NEW YORK — Greater efficiency allowed Coldwater Creek Inc. to convert modest sales growth into major bottom-line gains in the third quarter.
This story first appeared in the December 19, 2002 issue of WWD. Subscribe Today.
For the three months ended Nov. 2, the Sandpoint, Idaho-based multichannel retailer more than tripled its net income, boasting a 262.7 percent increase in profits to $5.7 million, or 54 cents a diluted share. That compares with last year when the firm recorded earnings of $1.6 million, or 15 cents. Earnings per share shattered the Wall Street estimate by 39 cents.
Sales for the period rose 8.5 percent to $153.8 million from the same period a year ago.
“Our strong performance for the fall season was the result of putting the right merchandise in front of the customer at the right time,” chief executive officer Dennis Pence said in a statement. “In particular, our new retail model, which puts the focus on our best-selling items, was well received. For the holidays, our stores feature a more traditional Christmas experience, with festive products and decor that reflect the season and resonate with shoppers.”
Chief merchandising officer Georgia Shonk-Simmons noted in the statement that the company’s best categories for fall and the holidays have been novelty jackets and sweaters, and said customers have had a favorable reaction to Coldwater’s brighter color palette.

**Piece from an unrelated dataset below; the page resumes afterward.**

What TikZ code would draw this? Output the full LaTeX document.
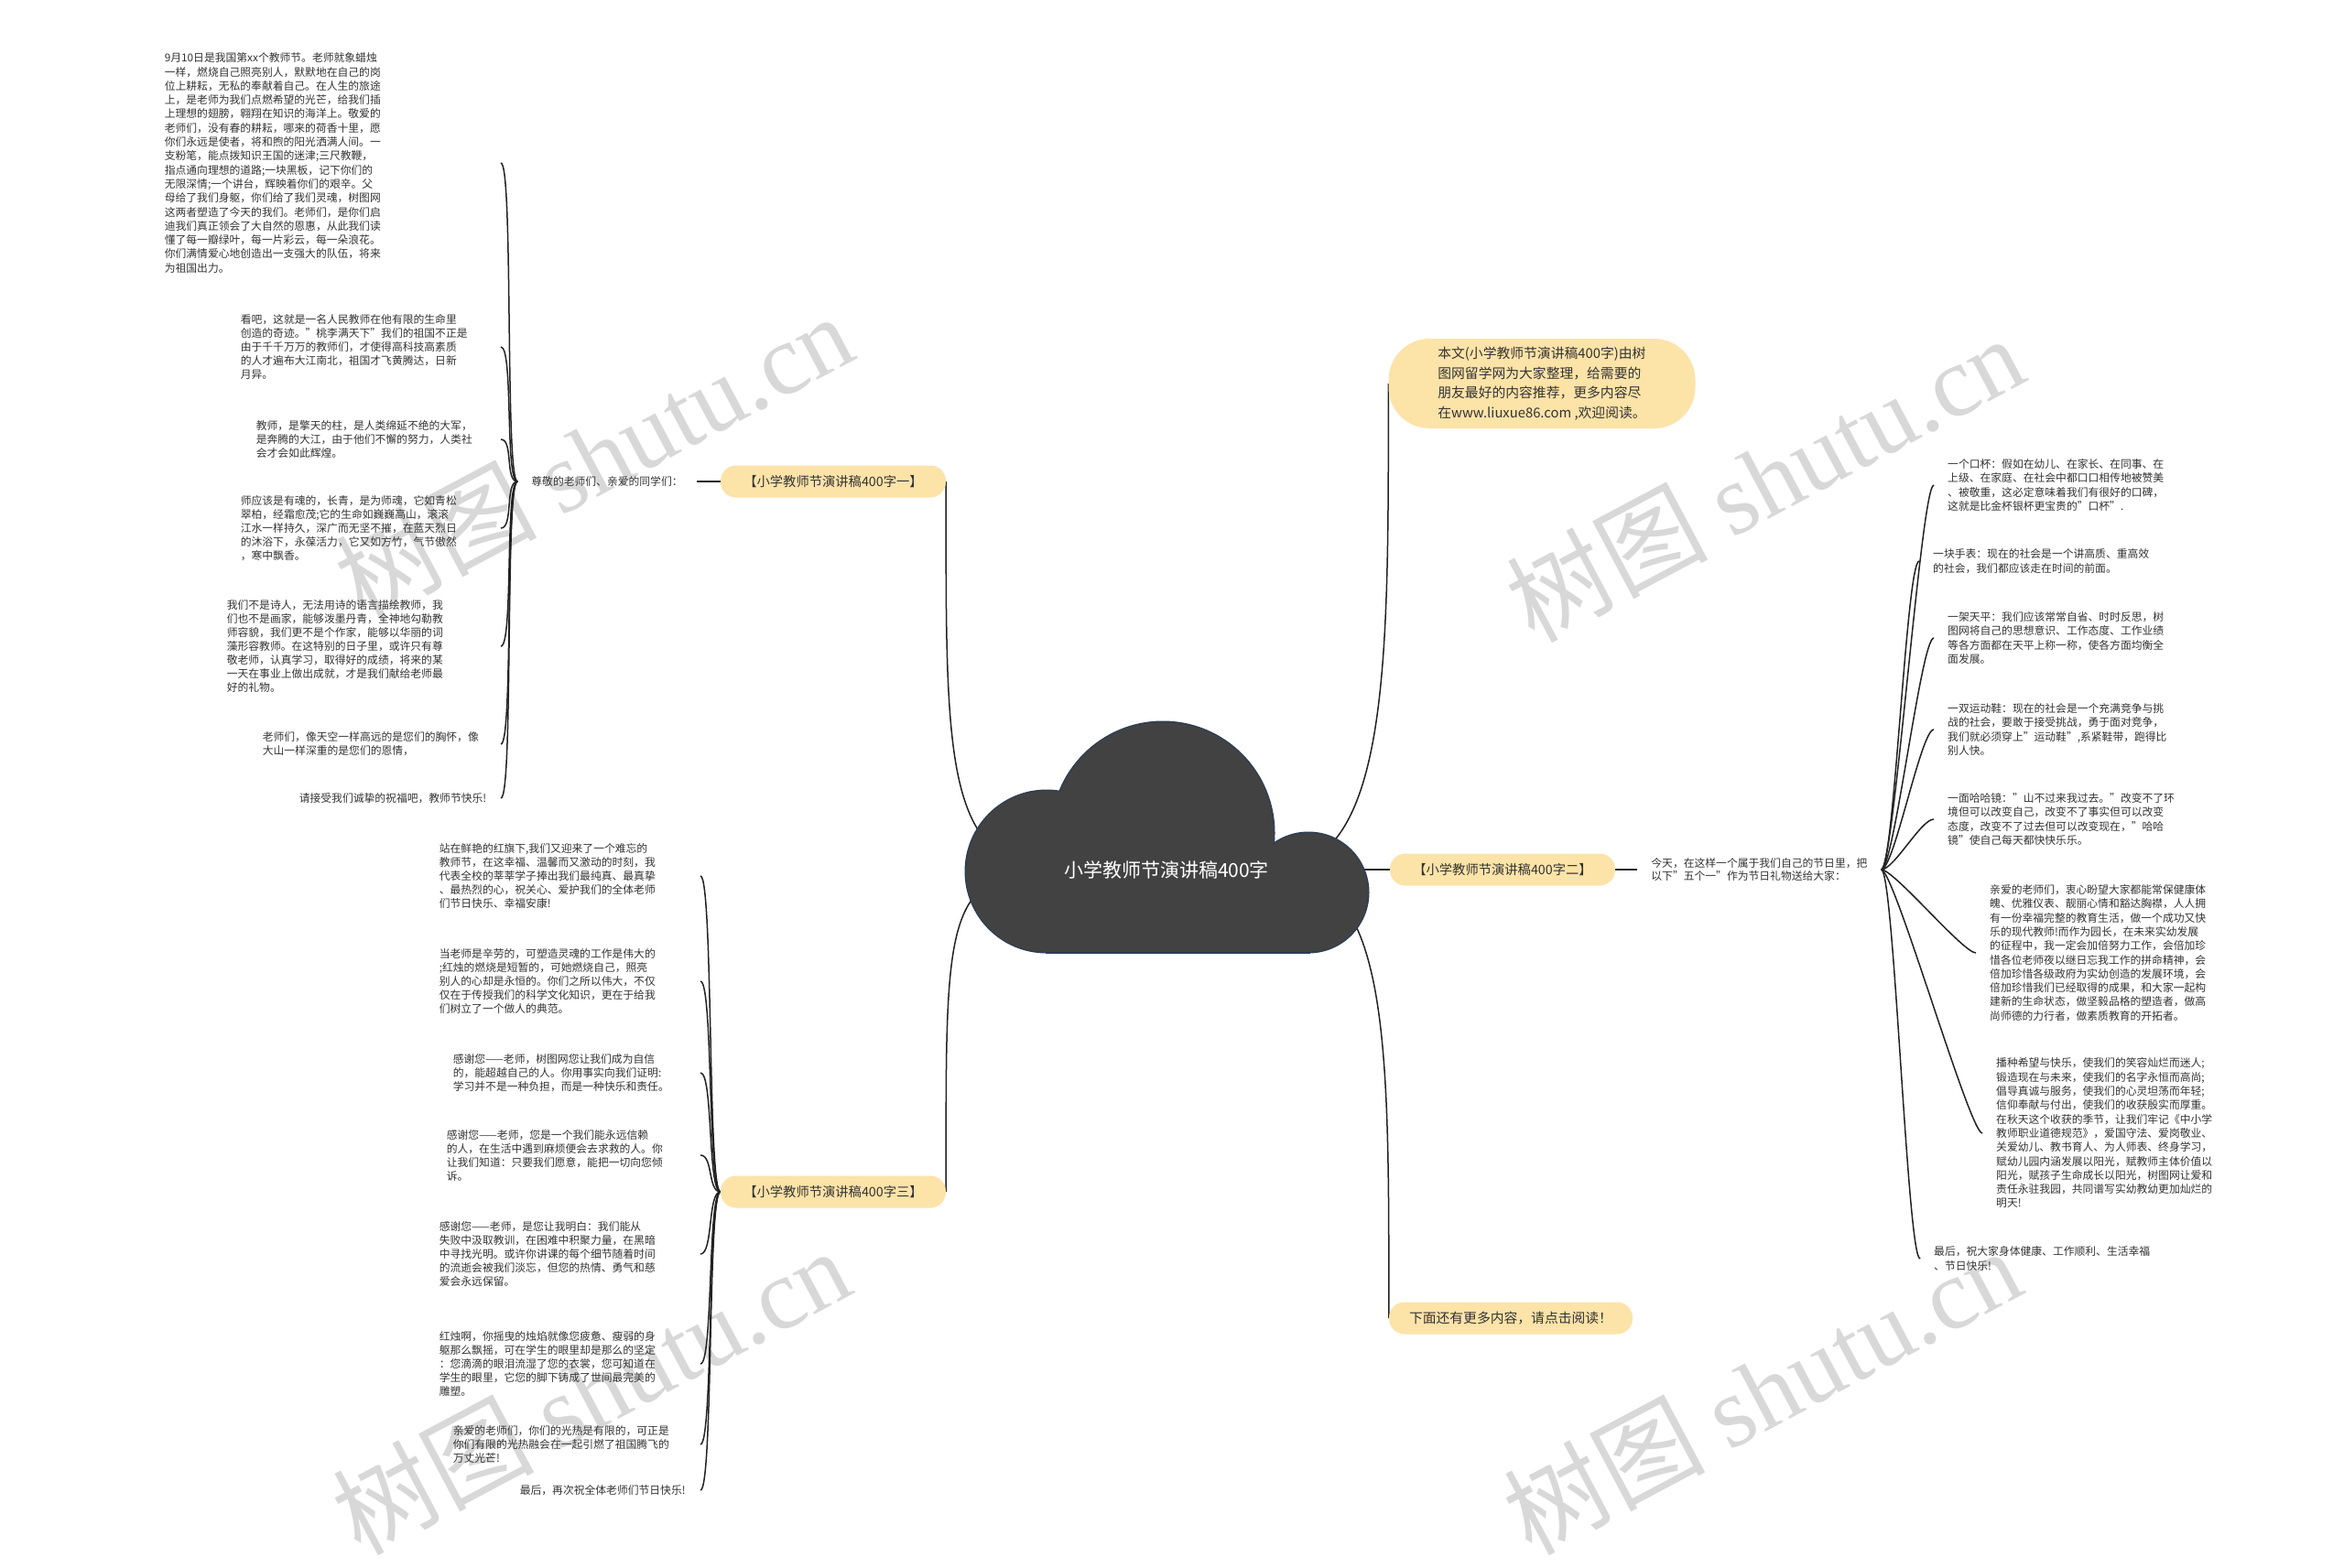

More important to the better bottom line were cost cuts in selling, general and administrative expenses, which decreased by $4 million, or 590 basis points, year-over-year. In the most recent quarter, SG&A accrued to $54 million or 36.4 percent of net sales, compared with last year when it came to $60 million or 42.3 percent of sales. The lower SG&A costs were mostly the result of mailing 19.8 percent fewer catalogs during the quarter.
By channel, net sales from the direct segment, which encompasses the company’s catalog, e-commerce and outlet stores, dipped 2.2 percent to $120.6 million. Sales from this segment accounted for 78.4 percent of Coldwater’s total net sales versus 87.1 percent last year.
In the e-commerce business, sales grew 10.9 percent to $50 million. E-commerce sales represented 32.5 percent of total net sales, compared with 31.8 percent in the prior-year period.
Retail sales were the biggest winner, gaining 81 percent to $33.2 million from $18.3 million a year ago. The retail segment chipped in 21.6 percent of total net sales versus just 12.9 percent last year.
The net sales increase coupled with the cost cuts allowed a healthy gross profit gain to $65.4 million or 42.5 percent of sales from $62.5 million or 44.1 percent a year ago. While gross profits grew primarily because of the sales increase, the gross margin decline of 160 basis points was a result principally of increased store occupancy costs from the company’s retail expansion, partially offset by better-than-expected catalog sales returns and improvement in merchandise margins.
For the first nine months of the year, Coldwater Creek reported net income jumped 85.5 percent to $7.8 million, or 73 cents, versus $4.3 million, or 39 cents, in the year-ago period. Net sales climbed 3.2 percent to $358.6 million.